"""

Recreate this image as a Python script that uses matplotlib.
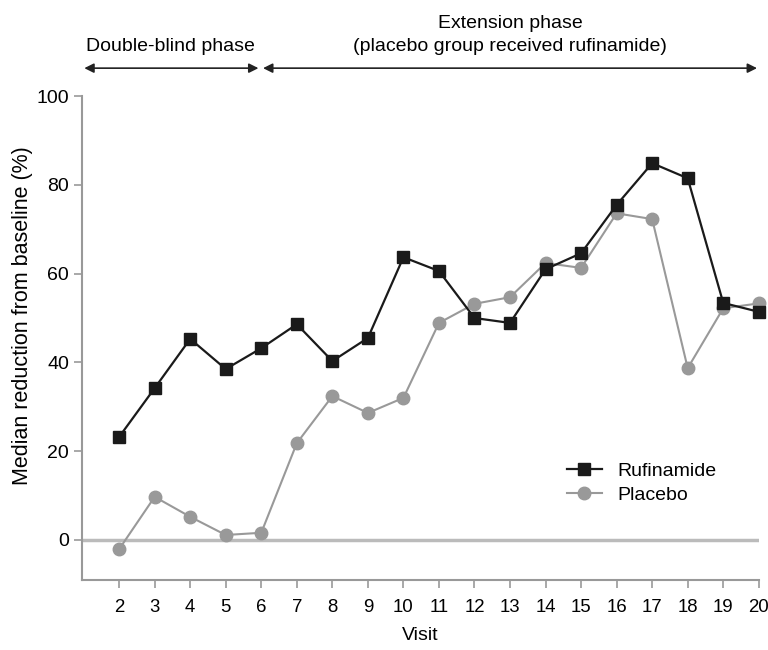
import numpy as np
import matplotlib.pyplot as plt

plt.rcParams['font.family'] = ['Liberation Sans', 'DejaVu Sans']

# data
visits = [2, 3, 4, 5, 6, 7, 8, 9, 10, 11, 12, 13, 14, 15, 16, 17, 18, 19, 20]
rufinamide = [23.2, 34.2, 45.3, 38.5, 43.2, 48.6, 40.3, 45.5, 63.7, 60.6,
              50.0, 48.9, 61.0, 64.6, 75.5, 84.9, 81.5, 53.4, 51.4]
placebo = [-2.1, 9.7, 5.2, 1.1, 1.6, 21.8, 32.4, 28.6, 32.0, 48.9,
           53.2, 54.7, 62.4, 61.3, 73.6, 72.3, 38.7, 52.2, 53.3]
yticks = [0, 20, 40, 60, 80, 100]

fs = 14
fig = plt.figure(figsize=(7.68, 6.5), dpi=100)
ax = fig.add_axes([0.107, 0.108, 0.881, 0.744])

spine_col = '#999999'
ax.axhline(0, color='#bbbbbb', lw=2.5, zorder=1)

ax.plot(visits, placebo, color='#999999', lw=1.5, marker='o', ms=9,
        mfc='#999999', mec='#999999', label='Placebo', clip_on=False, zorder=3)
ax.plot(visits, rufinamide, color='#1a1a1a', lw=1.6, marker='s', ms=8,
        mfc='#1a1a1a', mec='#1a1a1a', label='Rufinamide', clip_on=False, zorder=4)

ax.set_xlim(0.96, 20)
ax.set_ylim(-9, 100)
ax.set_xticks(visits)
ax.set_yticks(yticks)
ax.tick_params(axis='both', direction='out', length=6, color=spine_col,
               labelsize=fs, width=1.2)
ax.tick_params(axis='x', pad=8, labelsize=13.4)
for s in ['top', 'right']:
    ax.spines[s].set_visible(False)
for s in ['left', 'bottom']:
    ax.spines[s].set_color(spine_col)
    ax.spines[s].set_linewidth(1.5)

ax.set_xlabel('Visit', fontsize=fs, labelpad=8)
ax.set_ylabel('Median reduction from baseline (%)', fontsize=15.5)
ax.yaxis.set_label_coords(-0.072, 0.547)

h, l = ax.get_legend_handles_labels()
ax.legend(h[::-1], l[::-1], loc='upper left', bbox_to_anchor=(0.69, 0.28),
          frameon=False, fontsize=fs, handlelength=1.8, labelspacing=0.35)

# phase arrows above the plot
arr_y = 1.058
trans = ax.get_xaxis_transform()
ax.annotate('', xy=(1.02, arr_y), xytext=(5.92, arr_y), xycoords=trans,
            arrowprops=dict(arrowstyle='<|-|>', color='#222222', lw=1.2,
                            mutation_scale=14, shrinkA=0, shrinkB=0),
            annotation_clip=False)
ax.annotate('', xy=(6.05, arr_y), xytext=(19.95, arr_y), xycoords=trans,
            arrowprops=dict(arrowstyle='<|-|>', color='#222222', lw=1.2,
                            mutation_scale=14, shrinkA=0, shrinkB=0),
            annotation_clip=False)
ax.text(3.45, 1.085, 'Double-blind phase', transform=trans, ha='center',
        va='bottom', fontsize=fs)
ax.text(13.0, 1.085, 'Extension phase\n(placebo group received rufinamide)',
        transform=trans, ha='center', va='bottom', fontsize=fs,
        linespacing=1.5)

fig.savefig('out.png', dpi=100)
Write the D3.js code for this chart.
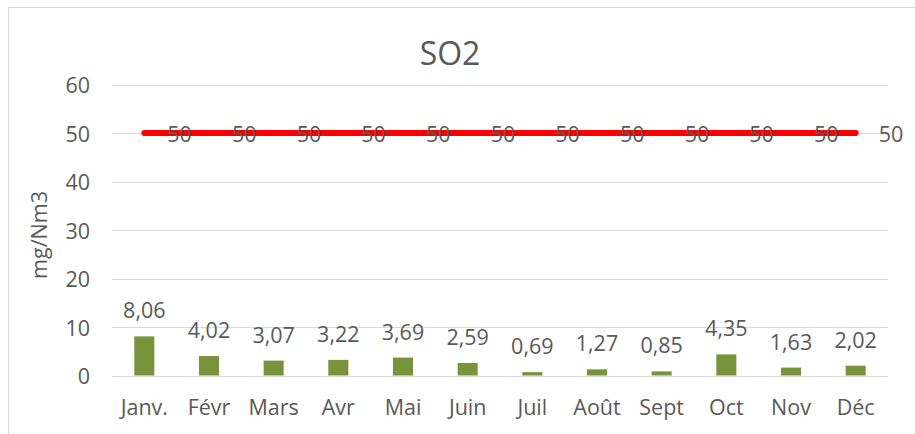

"""

◆ Task description:
Transcribe the listing in full. Omit the pictures and keep every line exact.

◆ Solution:
Recreate this image as a Python script that uses matplotlib.
import numpy as np
import matplotlib.pyplot as plt

plt.rcParams['font.family'] = ['Liberation Sans', 'DejaVu Sans']

# data
visits = [2, 3, 4, 5, 6, 7, 8, 9, 10, 11, 12, 13, 14, 15, 16, 17, 18, 19, 20]
rufinamide = [23.2, 34.2, 45.3, 38.5, 43.2, 48.6, 40.3, 45.5, 63.7, 60.6,
              50.0, 48.9, 61.0, 64.6, 75.5, 84.9, 81.5, 53.4, 51.4]
placebo = [-2.1, 9.7, 5.2, 1.1, 1.6, 21.8, 32.4, 28.6, 32.0, 48.9,
           53.2, 54.7, 62.4, 61.3, 73.6, 72.3, 38.7, 52.2, 53.3]
yticks = [0, 20, 40, 60, 80, 100]

fs = 14
fig = plt.figure(figsize=(7.68, 6.5), dpi=100)
ax = fig.add_axes([0.107, 0.108, 0.881, 0.744])

spine_col = '#999999'
ax.axhline(0, color='#bbbbbb', lw=2.5, zorder=1)

ax.plot(visits, placebo, color='#999999', lw=1.5, marker='o', ms=9,
        mfc='#999999', mec='#999999', label='Placebo', clip_on=False, zorder=3)
ax.plot(visits, rufinamide, color='#1a1a1a', lw=1.6, marker='s', ms=8,
        mfc='#1a1a1a', mec='#1a1a1a', label='Rufinamide', clip_on=False, zorder=4)

ax.set_xlim(0.96, 20)
ax.set_ylim(-9, 100)
ax.set_xticks(visits)
ax.set_yticks(yticks)
ax.tick_params(axis='both', direction='out', length=6, color=spine_col,
               labelsize=fs, width=1.2)
ax.tick_params(axis='x', pad=8, labelsize=13.4)
for s in ['top', 'right']:
    ax.spines[s].set_visible(False)
for s in ['left', 'bottom']:
    ax.spines[s].set_color(spine_col)
    ax.spines[s].set_linewidth(1.5)

ax.set_xlabel('Visit', fontsize=fs, labelpad=8)
ax.set_ylabel('Median reduction from baseline (%)', fontsize=15.5)
ax.yaxis.set_label_coords(-0.072, 0.547)

h, l = ax.get_legend_handles_labels()
ax.legend(h[::-1], l[::-1], loc='upper left', bbox_to_anchor=(0.69, 0.28),
          frameon=False, fontsize=fs, handlelength=1.8, labelspacing=0.35)

# phase arrows above the plot
arr_y = 1.058
trans = ax.get_xaxis_transform()
ax.annotate('', xy=(1.02, arr_y), xytext=(5.92, arr_y), xycoords=trans,
            arrowprops=dict(arrowstyle='<|-|>', color='#222222', lw=1.2,
                            mutation_scale=14, shrinkA=0, shrinkB=0),
            annotation_clip=False)
ax.annotate('', xy=(6.05, arr_y), xytext=(19.95, arr_y), xycoords=trans,
            arrowprops=dict(arrowstyle='<|-|>', color='#222222', lw=1.2,
                            mutation_scale=14, shrinkA=0, shrinkB=0),
            annotation_clip=False)
ax.text(3.45, 1.085, 'Double-blind phase', transform=trans, ha='center',
        va='bottom', fontsize=fs)
ax.text(13.0, 1.085, 'Extension phase\n(placebo group received rufinamide)',
        transform=trans, ha='center', va='bottom', fontsize=fs,
        linespacing=1.5)

fig.savefig('out.png', dpi=100)
Write the D3.js code for this chart.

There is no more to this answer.